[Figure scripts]
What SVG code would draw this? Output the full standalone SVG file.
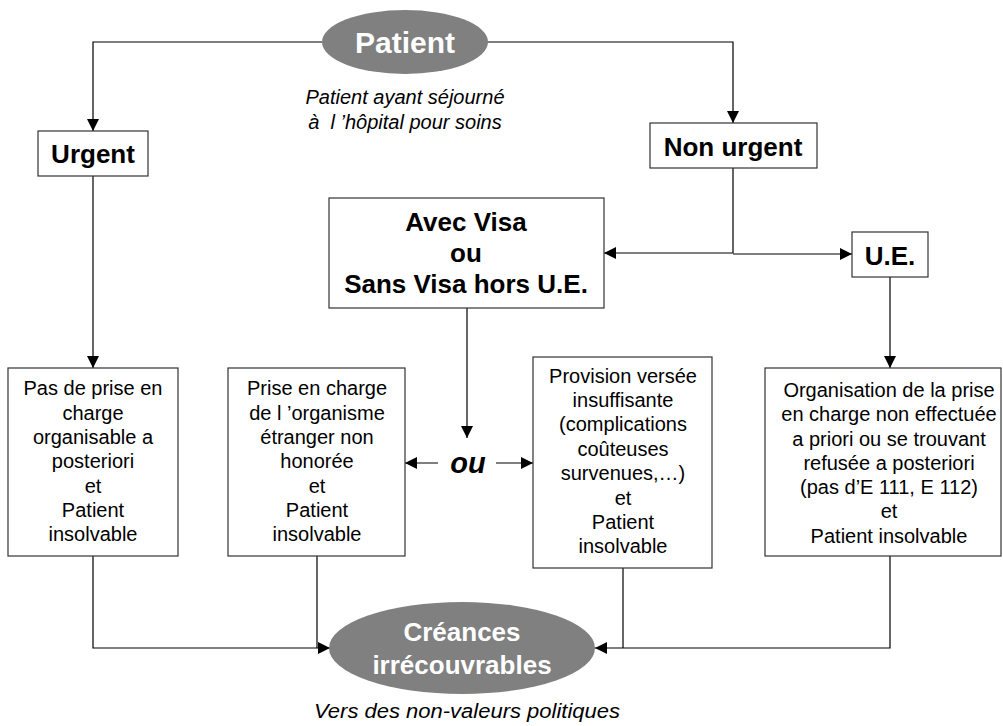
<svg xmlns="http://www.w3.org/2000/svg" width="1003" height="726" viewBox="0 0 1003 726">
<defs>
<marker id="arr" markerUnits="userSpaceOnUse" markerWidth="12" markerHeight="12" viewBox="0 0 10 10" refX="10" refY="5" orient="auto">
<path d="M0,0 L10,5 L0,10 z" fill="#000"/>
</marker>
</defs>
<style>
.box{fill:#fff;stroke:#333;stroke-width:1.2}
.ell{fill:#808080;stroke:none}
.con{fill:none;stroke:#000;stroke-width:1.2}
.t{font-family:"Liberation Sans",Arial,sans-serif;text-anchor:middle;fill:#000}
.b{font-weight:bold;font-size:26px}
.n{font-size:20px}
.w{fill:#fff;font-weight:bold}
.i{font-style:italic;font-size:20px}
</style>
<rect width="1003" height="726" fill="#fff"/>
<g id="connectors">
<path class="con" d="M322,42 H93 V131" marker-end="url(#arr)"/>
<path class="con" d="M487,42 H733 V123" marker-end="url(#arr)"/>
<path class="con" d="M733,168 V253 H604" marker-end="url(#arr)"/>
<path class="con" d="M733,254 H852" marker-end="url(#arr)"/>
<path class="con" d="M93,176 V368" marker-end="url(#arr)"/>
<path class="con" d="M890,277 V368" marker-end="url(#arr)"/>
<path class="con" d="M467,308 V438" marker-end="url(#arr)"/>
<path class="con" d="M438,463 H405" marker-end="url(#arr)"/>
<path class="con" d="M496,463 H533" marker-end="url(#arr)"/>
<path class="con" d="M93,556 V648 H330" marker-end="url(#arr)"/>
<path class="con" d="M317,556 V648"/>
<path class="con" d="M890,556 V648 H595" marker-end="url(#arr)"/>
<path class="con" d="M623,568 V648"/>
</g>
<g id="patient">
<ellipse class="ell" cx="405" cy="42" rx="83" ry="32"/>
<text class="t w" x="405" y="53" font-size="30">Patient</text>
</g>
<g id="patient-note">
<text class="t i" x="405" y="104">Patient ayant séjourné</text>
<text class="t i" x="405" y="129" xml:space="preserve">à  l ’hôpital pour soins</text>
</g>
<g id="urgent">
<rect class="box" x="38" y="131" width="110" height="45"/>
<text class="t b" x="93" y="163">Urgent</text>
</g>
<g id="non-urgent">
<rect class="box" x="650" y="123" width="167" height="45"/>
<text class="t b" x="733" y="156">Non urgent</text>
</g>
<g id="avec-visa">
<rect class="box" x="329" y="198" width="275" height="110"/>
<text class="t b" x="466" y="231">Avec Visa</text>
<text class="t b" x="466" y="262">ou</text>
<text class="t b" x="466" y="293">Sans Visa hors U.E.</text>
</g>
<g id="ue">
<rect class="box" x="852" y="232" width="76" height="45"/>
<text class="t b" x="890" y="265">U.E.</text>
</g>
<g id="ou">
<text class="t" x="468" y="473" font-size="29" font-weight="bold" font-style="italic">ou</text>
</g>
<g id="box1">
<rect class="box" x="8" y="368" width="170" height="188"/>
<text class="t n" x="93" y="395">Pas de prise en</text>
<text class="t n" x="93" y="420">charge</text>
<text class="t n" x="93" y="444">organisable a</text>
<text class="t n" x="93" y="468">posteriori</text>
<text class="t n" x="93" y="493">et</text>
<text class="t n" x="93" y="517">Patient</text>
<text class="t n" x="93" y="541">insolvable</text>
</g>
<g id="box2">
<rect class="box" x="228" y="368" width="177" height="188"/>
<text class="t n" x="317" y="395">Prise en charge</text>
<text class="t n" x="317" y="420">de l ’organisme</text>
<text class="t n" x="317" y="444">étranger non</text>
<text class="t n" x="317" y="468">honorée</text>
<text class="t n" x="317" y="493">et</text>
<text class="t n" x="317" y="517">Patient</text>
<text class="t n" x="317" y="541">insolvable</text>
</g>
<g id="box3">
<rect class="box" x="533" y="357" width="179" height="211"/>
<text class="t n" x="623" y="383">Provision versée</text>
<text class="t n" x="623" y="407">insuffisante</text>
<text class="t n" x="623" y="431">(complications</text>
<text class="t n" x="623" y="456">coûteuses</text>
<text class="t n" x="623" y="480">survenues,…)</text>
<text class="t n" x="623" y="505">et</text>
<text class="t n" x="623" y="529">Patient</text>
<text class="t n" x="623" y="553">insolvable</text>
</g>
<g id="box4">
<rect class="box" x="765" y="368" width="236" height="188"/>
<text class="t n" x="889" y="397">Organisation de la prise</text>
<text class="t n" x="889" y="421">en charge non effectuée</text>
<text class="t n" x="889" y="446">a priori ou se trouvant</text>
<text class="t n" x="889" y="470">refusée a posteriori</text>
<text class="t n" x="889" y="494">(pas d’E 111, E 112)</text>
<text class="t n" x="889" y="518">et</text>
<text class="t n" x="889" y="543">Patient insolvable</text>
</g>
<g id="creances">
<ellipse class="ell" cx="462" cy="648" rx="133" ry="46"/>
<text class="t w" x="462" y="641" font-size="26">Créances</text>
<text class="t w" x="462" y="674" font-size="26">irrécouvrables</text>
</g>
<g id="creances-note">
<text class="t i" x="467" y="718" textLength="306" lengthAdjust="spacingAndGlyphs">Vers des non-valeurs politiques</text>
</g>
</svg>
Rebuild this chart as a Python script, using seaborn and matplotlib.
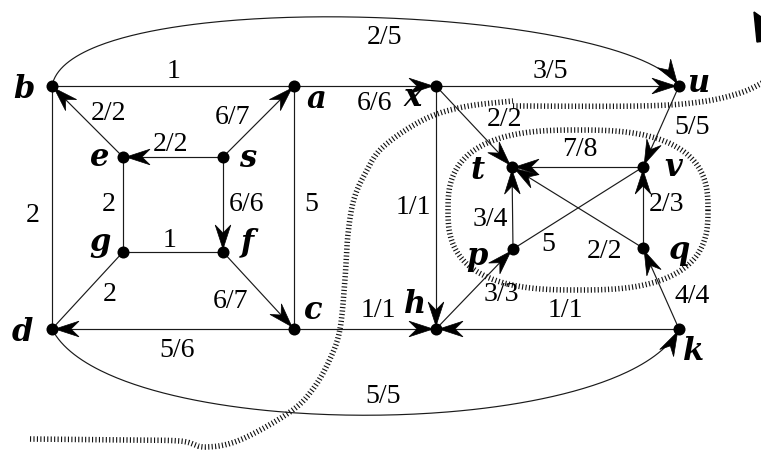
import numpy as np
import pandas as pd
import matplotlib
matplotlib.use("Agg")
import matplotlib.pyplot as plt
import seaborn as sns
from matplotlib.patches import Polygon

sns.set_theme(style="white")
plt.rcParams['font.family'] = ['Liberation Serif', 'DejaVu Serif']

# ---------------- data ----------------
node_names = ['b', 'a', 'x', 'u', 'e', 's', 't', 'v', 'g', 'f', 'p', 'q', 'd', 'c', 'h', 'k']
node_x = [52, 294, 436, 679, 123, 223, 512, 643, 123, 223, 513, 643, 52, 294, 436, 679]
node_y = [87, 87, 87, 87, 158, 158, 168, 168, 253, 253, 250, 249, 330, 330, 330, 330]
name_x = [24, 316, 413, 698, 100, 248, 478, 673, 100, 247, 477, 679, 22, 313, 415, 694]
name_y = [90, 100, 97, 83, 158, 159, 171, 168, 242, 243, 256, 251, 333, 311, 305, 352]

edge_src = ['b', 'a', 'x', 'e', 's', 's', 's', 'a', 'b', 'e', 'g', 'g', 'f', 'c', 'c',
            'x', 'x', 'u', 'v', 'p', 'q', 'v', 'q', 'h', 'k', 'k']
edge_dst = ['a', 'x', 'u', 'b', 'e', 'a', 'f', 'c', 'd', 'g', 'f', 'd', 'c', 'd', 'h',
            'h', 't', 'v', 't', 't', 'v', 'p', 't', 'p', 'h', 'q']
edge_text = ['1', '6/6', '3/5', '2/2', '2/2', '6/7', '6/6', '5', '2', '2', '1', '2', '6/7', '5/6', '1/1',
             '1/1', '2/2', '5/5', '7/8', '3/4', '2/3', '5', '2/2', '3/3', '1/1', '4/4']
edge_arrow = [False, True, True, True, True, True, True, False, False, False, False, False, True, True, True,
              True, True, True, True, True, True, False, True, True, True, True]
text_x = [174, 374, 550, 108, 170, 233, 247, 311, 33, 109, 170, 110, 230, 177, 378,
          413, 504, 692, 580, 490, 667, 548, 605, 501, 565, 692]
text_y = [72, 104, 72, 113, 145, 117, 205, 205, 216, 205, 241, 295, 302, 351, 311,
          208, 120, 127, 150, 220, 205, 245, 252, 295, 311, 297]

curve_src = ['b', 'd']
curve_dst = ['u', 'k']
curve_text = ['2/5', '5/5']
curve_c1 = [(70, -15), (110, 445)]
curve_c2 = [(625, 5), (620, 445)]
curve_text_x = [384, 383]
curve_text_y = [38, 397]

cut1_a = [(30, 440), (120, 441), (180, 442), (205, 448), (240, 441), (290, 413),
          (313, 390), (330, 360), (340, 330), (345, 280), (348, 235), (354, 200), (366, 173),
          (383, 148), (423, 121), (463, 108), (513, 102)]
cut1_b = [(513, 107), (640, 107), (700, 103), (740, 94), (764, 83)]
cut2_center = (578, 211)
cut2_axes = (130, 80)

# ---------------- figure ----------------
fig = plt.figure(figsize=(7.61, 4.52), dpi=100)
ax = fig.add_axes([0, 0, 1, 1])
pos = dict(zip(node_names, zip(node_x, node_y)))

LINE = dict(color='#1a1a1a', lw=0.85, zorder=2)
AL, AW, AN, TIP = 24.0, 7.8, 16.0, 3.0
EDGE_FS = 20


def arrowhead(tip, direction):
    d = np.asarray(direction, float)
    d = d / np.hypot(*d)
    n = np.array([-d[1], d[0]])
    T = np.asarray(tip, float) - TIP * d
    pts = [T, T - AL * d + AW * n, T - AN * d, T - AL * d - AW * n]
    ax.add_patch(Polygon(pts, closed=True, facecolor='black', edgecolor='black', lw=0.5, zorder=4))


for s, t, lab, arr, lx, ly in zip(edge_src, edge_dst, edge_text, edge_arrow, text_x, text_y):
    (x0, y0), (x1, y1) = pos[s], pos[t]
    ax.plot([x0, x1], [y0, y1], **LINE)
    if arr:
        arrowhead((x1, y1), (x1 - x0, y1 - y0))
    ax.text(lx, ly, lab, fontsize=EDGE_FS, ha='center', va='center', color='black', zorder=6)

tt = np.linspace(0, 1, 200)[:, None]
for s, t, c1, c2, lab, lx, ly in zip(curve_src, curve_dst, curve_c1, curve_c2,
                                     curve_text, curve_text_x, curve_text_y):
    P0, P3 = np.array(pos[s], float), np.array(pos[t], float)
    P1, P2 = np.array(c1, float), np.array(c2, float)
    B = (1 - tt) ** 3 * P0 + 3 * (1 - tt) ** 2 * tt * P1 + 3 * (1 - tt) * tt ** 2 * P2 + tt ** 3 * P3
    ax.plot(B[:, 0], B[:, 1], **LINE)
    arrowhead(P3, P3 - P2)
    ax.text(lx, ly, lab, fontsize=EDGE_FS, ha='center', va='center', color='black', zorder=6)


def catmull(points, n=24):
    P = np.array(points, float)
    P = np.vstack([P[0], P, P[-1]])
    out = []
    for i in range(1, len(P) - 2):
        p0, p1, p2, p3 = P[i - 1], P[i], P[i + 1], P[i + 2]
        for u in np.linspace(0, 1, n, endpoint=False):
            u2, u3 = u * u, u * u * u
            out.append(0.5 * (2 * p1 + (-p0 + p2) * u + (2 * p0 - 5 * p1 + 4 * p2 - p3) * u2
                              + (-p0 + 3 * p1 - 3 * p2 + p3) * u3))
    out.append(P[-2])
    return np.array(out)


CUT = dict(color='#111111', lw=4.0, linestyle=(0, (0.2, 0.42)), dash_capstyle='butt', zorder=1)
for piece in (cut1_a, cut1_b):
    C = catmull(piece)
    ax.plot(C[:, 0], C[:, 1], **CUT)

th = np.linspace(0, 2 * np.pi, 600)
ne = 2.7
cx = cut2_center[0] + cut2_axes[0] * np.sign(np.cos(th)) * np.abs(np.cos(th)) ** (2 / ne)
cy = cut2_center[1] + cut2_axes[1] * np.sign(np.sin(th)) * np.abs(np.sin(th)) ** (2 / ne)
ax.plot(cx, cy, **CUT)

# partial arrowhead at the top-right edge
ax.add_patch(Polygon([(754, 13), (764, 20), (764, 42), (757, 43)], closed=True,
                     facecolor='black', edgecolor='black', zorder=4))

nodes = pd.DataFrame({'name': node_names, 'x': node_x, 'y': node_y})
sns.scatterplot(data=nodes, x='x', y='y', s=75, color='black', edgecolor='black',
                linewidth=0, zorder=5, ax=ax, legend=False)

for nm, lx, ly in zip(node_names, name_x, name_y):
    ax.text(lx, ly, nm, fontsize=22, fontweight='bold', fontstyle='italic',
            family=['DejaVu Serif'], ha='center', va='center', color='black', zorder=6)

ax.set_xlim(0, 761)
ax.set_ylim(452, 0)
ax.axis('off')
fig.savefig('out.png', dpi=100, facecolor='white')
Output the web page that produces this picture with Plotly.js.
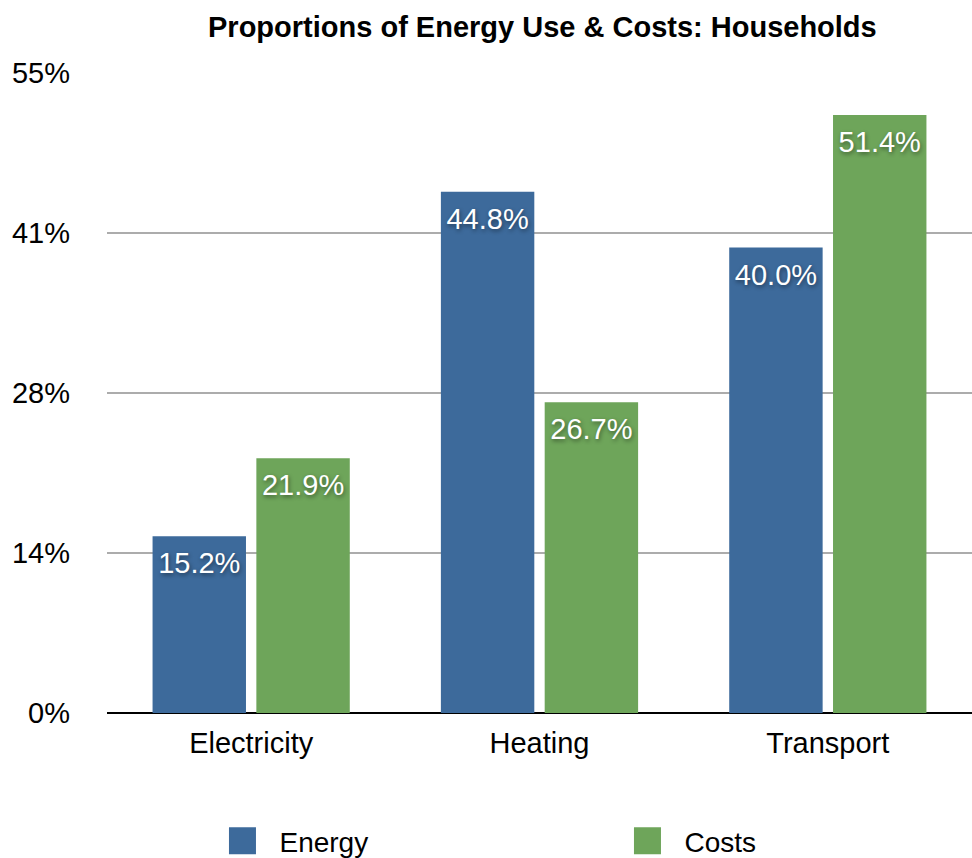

• _TASK DETAILS_
Within the entries above, give again exactly the lines starting at the one that contains "Rebuild this chart" and ending at the one that contains "311, 305, 352]", leaving out the pictures.

• _FULL ANSWER_
Rebuild this chart as a Python script, using seaborn and matplotlib.
import numpy as np
import pandas as pd
import matplotlib
matplotlib.use("Agg")
import matplotlib.pyplot as plt
import seaborn as sns
from matplotlib.patches import Polygon

sns.set_theme(style="white")
plt.rcParams['font.family'] = ['Liberation Serif', 'DejaVu Serif']

# ---------------- data ----------------
node_names = ['b', 'a', 'x', 'u', 'e', 's', 't', 'v', 'g', 'f', 'p', 'q', 'd', 'c', 'h', 'k']
node_x = [52, 294, 436, 679, 123, 223, 512, 643, 123, 223, 513, 643, 52, 294, 436, 679]
node_y = [87, 87, 87, 87, 158, 158, 168, 168, 253, 253, 250, 249, 330, 330, 330, 330]
name_x = [24, 316, 413, 698, 100, 248, 478, 673, 100, 247, 477, 679, 22, 313, 415, 694]
name_y = [90, 100, 97, 83, 158, 159, 171, 168, 242, 243, 256, 251, 333, 311, 305, 352]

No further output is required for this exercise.